### [Exercise directions]
Write out the data again exactly, skipping every picture.

Start of Data excerpt

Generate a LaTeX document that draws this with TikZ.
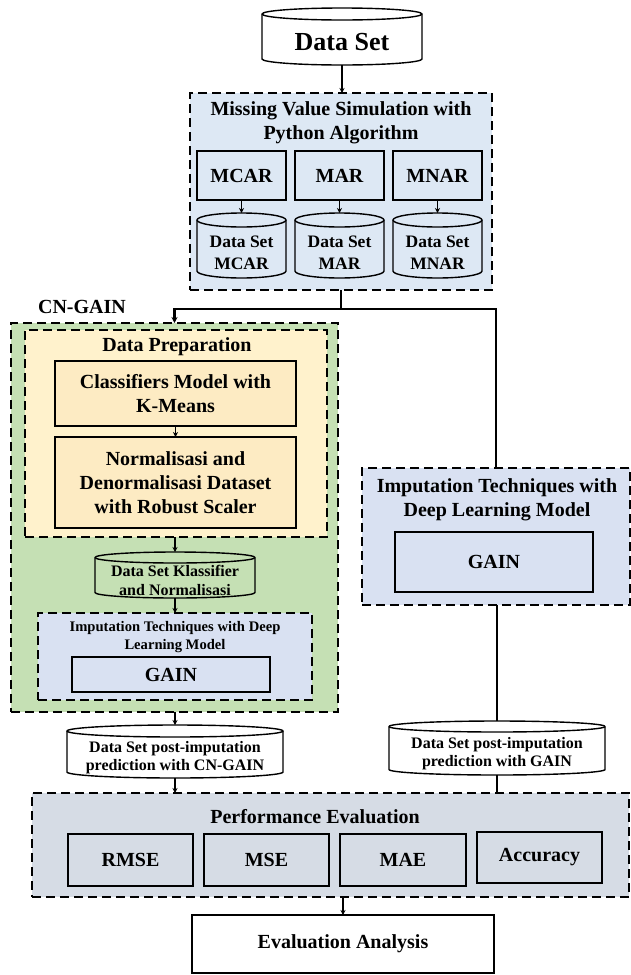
\documentclass[tikz,border=0pt]{standalone}
\usepackage{fontspec}
\setmainfont{Liberation Serif}
\usetikzlibrary{arrows.meta}

\definecolor{simblue}{HTML}{DDE8F4}
\definecolor{cngreen}{HTML}{C5E0B4}
\definecolor{prepyel}{HTML}{FFF2CC}
\definecolor{stepyel}{HTML}{FDEBC3}
\definecolor{impblue}{HTML}{D9E1F2}
\definecolor{evalgray}{HTML}{D6DCE5}

% rectangle node given by its corners (x1,y1)-(x2,y2), y measured downwards
\newcommand\rbox[7]{%
  \pgfmathsetmacro\rbw{#5-#3}\pgfmathsetmacro\rbh{#6-#4}%
  \node[#1, anchor=north west, minimum width=\rbw pt, minimum height=\rbh pt] (#2) at (#3,-#4) {#7};}

% database cylinder: name, x1, ytop, x2, ybottom, cap radius, fill, font, text
\newcommand\dbcyl[9]{%
  \pgfmathsetmacro\cylcx{(#2+#4)/2}%
  \pgfmathsetmacro\cylrx{(#4-#2)/2}%
  \pgfmathsetmacro\cylw{#4-#2}%
  \pgfmathsetmacro\cylh{#5-#3}%
  \pgfmathsetmacro\cylta{-(#3+#6)}%
  \pgfmathsetmacro\cylba{-(#5-#6)}%
  \pgfmathsetmacro\cylty{-(#3+2*#6+#5)/2}%
  \path[cylline, fill=#7] (#2,\cylta) -- (#2,\cylba)
     arc[start angle=180, end angle=360, x radius=\cylrx pt, y radius=#6 pt]
     -- (#4,\cylta)
     arc[start angle=0, end angle=180, x radius=\cylrx pt, y radius=#6 pt] -- cycle;
  \path[cylline] (#2,\cylta)
     arc[start angle=180, end angle=360, x radius=\cylrx pt, y radius=#6 pt];
  \node[inner sep=0pt, outer sep=0pt, minimum width=\cylw pt, minimum height=\cylh pt,
        anchor=north west] (#1) at (#2,-#3) {};
  \node[align=center, inner sep=0pt, font={#8}] (#1t) at (\cylcx,\cylty) {#9};}

\begin{document}
\begin{tikzpicture}[x=1pt, y=1pt,
  box/.style={draw=black, line width=1.6pt, inner sep=0pt, outer sep=0pt, align=center,
              font=\fontsize{20}{24}\selectfont\bfseries},
  thickbox/.style={box, line width=2.6pt},
  group/.style={draw=black, line width=2.6pt, dash pattern=on 9pt off 5pt,
                inner sep=0pt, outer sep=0pt},
  cylline/.style={draw=black, line width=1.4pt},
  title/.style={align=center, inner sep=0pt, font=\fontsize{20}{24}\selectfont\bfseries},
  arr/.style={draw=black, line width=1.4pt, -{Stealth[length=5pt,width=5pt]}},
  conn/.style={draw=black, line width=2.6pt},
  connarr/.style={conn, -{Stealth[length=6pt,width=6pt]}}]

\fill[white] (0,0) rectangle (631,-975);
\useasboundingbox (0,0) rectangle (631,-975);

% source data
\dbcyl{ds}{262}{8}{422}{65}{6}{white}{\fontsize{26}{30}\selectfont\bfseries}{Data Set}

% missing value simulation
\rbox{group, fill=simblue}{sim}{190}{93}{492}{290}{}
\node[title] (simt) at (341,-123) {Missing Value Simulation with\\Python Algorithm};
\rbox{box, fill=simblue}{mcar}{197}{151}{286}{200}{MCAR}
\rbox{box, fill=simblue}{mar}{295}{151}{384}{200}{MAR}
\rbox{box, fill=simblue}{mnar}{393}{151}{482}{200}{MNAR}
\dbcyl{dmcar}{197}{213}{286}{278}{7}{simblue}{\fontsize{17.5}{22}\selectfont\bfseries}{Data Set\\MCAR}
\dbcyl{dmar}{295}{213}{384}{278}{7}{simblue}{\fontsize{17.5}{22}\selectfont\bfseries}{Data Set\\MAR}
\dbcyl{dmnar}{393}{213}{482}{278}{7}{simblue}{\fontsize{17.5}{22}\selectfont\bfseries}{Data Set\\MNAR}

% CN-GAIN pipeline
\node[title] (cnlabel) at (82,-307) {CN-GAIN};
\rbox{group, fill=cngreen}{cn}{11}{323}{338}{712}{}
\rbox{group, fill=prepyel}{prep}{25}{330}{327}{537}{}
\node[title] (prept) at (177,-347) {Data Preparation};
\rbox{thickbox, fill=stepyel}{kmeans}{55}{361}{296}{426}{Classifiers Model with\\K-Means}
\rbox{thickbox, fill=stepyel}{norm}{55}{437}{296}{528}{Normalisasi and\\Denormalisasi Dataset\\with Robust Scaler}
\dbcyl{dkn}{95}{552}{255}{598}{5.5}{cngreen}{\fontsize{16}{19}\selectfont\bfseries}{Data Set Klassifier\\and Normalisasi}
\rbox{group, fill=impblue}{impin}{38}{613}{312}{700}{}
\node[title, font=\fontsize{14.6}{18}\selectfont\bfseries] (impint) at (175,-637)
  {Imputation Techniques with Deep\\Learning Model};
\rbox{thickbox, fill=impblue}{gainl}{72}{657}{270}{692}{GAIN}

% plain GAIN pipeline
\rbox{group, fill=impblue}{rimp}{362}{468}{630}{605}{}
\node[title] (rimpt) at (497,-499.5) {Imputation Techniques with\\Deep Learning Model};
\rbox{thickbox, fill=impblue}{gainr}{395}{532}{593}{592}{GAIN}

% imputed data sets
\dbcyl{pcn}{67}{725}{283}{778}{6}{white}{\fontsize{16}{18}\selectfont\bfseries}{Data Set post-imputation\\prediction with CN-GAIN}
\dbcyl{pg}{389}{721}{605}{775}{5.5}{white}{\fontsize{16}{18}\selectfont\bfseries}{Data Set post-imputation\\prediction with GAIN}

% evaluation
\rbox{group, fill=evalgray}{perf}{32}{793}{629}{897}{}
\node[title] (perft) at (315,-817) {Performance Evaluation};
\rbox{box, fill=evalgray}{rmse}{68}{834}{193}{886}{RMSE}
\rbox{box, fill=evalgray}{mse}{204}{834}{329}{886}{MSE}
\rbox{box, fill=evalgray}{mae}{340}{834}{466}{886}{MAE}
\rbox{box, fill=evalgray}{acc}{477}{832}{602}{883}{Accuracy}
\rbox{box, line width=2pt, fill=white}{ana}{192}{915}{494}{973}{Evaluation Analysis}

% connectors
\draw[arr] (ds.south) -- (ds.south |- sim.north);
\draw[arr] (mcar.south) -- (dmcar.north);
\draw[arr] (mar.south) -- (dmar.north);
\draw[arr] (mnar.south) -- (dmnar.north);
\draw[conn] (sim.south) -- ++(0,-19) coordinate (split);
\draw[connarr] (split) -| (cn.north);
\draw[conn] (split) -| (rimp.north);
\draw[arr] (kmeans.south) -- (norm.north);
\draw[arr] (dkn.north |- prep.south) -- (dkn.north);
\draw[arr] (dkn.south) -- (dkn.south |- impin.north);
\draw[arr] (pcn.north |- cn.south) -- (pcn.north);
\draw[arr] (pcn.south) -- (pcn.south |- perf.north);
\draw[conn] (pg.north |- rimp.south) -- (pg.north);
\draw[conn] (pg.south) -- (pg.south |- perf.north);
\draw[arr] (ana.north |- perf.south) -- (ana.north);
\end{tikzpicture}
\end{document}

End of Data excerpt

### [Final answer]
Generate a LaTeX document that draws this with TikZ.
\documentclass[tikz,border=0pt]{standalone}
\usepackage{fontspec}
\setmainfont{Liberation Serif}
\usetikzlibrary{arrows.meta}

\definecolor{simblue}{HTML}{DDE8F4}
\definecolor{cngreen}{HTML}{C5E0B4}
\definecolor{prepyel}{HTML}{FFF2CC}
\definecolor{stepyel}{HTML}{FDEBC3}
\definecolor{impblue}{HTML}{D9E1F2}
\definecolor{evalgray}{HTML}{D6DCE5}

% rectangle node given by its corners (x1,y1)-(x2,y2), y measured downwards
\newcommand\rbox[7]{%
  \pgfmathsetmacro\rbw{#5-#3}\pgfmathsetmacro\rbh{#6-#4}%
  \node[#1, anchor=north west, minimum width=\rbw pt, minimum height=\rbh pt] (#2) at (#3,-#4) {#7};}

% database cylinder: name, x1, ytop, x2, ybottom, cap radius, fill, font, text
\newcommand\dbcyl[9]{%
  \pgfmathsetmacro\cylcx{(#2+#4)/2}%
  \pgfmathsetmacro\cylrx{(#4-#2)/2}%
  \pgfmathsetmacro\cylw{#4-#2}%
  \pgfmathsetmacro\cylh{#5-#3}%
  \pgfmathsetmacro\cylta{-(#3+#6)}%
  \pgfmathsetmacro\cylba{-(#5-#6)}%
  \pgfmathsetmacro\cylty{-(#3+2*#6+#5)/2}%
  \path[cylline, fill=#7] (#2,\cylta) -- (#2,\cylba)
     arc[start angle=180, end angle=360, x radius=\cylrx pt, y radius=#6 pt]
     -- (#4,\cylta)
     arc[start angle=0, end angle=180, x radius=\cylrx pt, y radius=#6 pt] -- cycle;
  \path[cylline] (#2,\cylta)
     arc[start angle=180, end angle=360, x radius=\cylrx pt, y radius=#6 pt];
  \node[inner sep=0pt, outer sep=0pt, minimum width=\cylw pt, minimum height=\cylh pt,
        anchor=north west] (#1) at (#2,-#3) {};
  \node[align=center, inner sep=0pt, font={#8}] (#1t) at (\cylcx,\cylty) {#9};}

\begin{document}
\begin{tikzpicture}[x=1pt, y=1pt,
  box/.style={draw=black, line width=1.6pt, inner sep=0pt, outer sep=0pt, align=center,
              font=\fontsize{20}{24}\selectfont\bfseries},
  thickbox/.style={box, line width=2.6pt},
  group/.style={draw=black, line width=2.6pt, dash pattern=on 9pt off 5pt,
                inner sep=0pt, outer sep=0pt},
  cylline/.style={draw=black, line width=1.4pt},
  title/.style={align=center, inner sep=0pt, font=\fontsize{20}{24}\selectfont\bfseries},
  arr/.style={draw=black, line width=1.4pt, -{Stealth[length=5pt,width=5pt]}},
  conn/.style={draw=black, line width=2.6pt},
  connarr/.style={conn, -{Stealth[length=6pt,width=6pt]}}]

\fill[white] (0,0) rectangle (631,-975);
\useasboundingbox (0,0) rectangle (631,-975);

% source data
\dbcyl{ds}{262}{8}{422}{65}{6}{white}{\fontsize{26}{30}\selectfont\bfseries}{Data Set}

% missing value simulation
\rbox{group, fill=simblue}{sim}{190}{93}{492}{290}{}
\node[title] (simt) at (341,-123) {Missing Value Simulation with\\Python Algorithm};
\rbox{box, fill=simblue}{mcar}{197}{151}{286}{200}{MCAR}
\rbox{box, fill=simblue}{mar}{295}{151}{384}{200}{MAR}
\rbox{box, fill=simblue}{mnar}{393}{151}{482}{200}{MNAR}
\dbcyl{dmcar}{197}{213}{286}{278}{7}{simblue}{\fontsize{17.5}{22}\selectfont\bfseries}{Data Set\\MCAR}
\dbcyl{dmar}{295}{213}{384}{278}{7}{simblue}{\fontsize{17.5}{22}\selectfont\bfseries}{Data Set\\MAR}
\dbcyl{dmnar}{393}{213}{482}{278}{7}{simblue}{\fontsize{17.5}{22}\selectfont\bfseries}{Data Set\\MNAR}

% CN-GAIN pipeline
\node[title] (cnlabel) at (82,-307) {CN-GAIN};
\rbox{group, fill=cngreen}{cn}{11}{323}{338}{712}{}
\rbox{group, fill=prepyel}{prep}{25}{330}{327}{537}{}
\node[title] (prept) at (177,-347) {Data Preparation};
\rbox{thickbox, fill=stepyel}{kmeans}{55}{361}{296}{426}{Classifiers Model with\\K-Means}
\rbox{thickbox, fill=stepyel}{norm}{55}{437}{296}{528}{Normalisasi and\\Denormalisasi Dataset\\with Robust Scaler}
\dbcyl{dkn}{95}{552}{255}{598}{5.5}{cngreen}{\fontsize{16}{19}\selectfont\bfseries}{Data Set Klassifier\\and Normalisasi}
\rbox{group, fill=impblue}{impin}{38}{613}{312}{700}{}
\node[title, font=\fontsize{14.6}{18}\selectfont\bfseries] (impint) at (175,-637)
  {Imputation Techniques with Deep\\Learning Model};
\rbox{thickbox, fill=impblue}{gainl}{72}{657}{270}{692}{GAIN}

% plain GAIN pipeline
\rbox{group, fill=impblue}{rimp}{362}{468}{630}{605}{}
\node[title] (rimpt) at (497,-499.5) {Imputation Techniques with\\Deep Learning Model};
\rbox{thickbox, fill=impblue}{gainr}{395}{532}{593}{592}{GAIN}

% imputed data sets
\dbcyl{pcn}{67}{725}{283}{778}{6}{white}{\fontsize{16}{18}\selectfont\bfseries}{Data Set post-imputation\\prediction with CN-GAIN}
\dbcyl{pg}{389}{721}{605}{775}{5.5}{white}{\fontsize{16}{18}\selectfont\bfseries}{Data Set post-imputation\\prediction with GAIN}

% evaluation
\rbox{group, fill=evalgray}{perf}{32}{793}{629}{897}{}
\node[title] (perft) at (315,-817) {Performance Evaluation};
\rbox{box, fill=evalgray}{rmse}{68}{834}{193}{886}{RMSE}
\rbox{box, fill=evalgray}{mse}{204}{834}{329}{886}{MSE}
\rbox{box, fill=evalgray}{mae}{340}{834}{466}{886}{MAE}
\rbox{box, fill=evalgray}{acc}{477}{832}{602}{883}{Accuracy}
\rbox{box, line width=2pt, fill=white}{ana}{192}{915}{494}{973}{Evaluation Analysis}

% connectors
\draw[arr] (ds.south) -- (ds.south |- sim.north);
\draw[arr] (mcar.south) -- (dmcar.north);
\draw[arr] (mar.south) -- (dmar.north);
\draw[arr] (mnar.south) -- (dmnar.north);
\draw[conn] (sim.south) -- ++(0,-19) coordinate (split);
\draw[connarr] (split) -| (cn.north);
\draw[conn] (split) -| (rimp.north);
\draw[arr] (kmeans.south) -- (norm.north);
\draw[arr] (dkn.north |- prep.south) -- (dkn.north);
\draw[arr] (dkn.south) -- (dkn.south |- impin.north);
\draw[arr] (pcn.north |- cn.south) -- (pcn.north);
\draw[arr] (pcn.south) -- (pcn.south |- perf.north);
\draw[conn] (pg.north |- rimp.south) -- (pg.north);
\draw[conn] (pg.south) -- (pg.south |- perf.north);
\draw[arr] (ana.north |- perf.south) -- (ana.north);
\end{tikzpicture}
\end{document}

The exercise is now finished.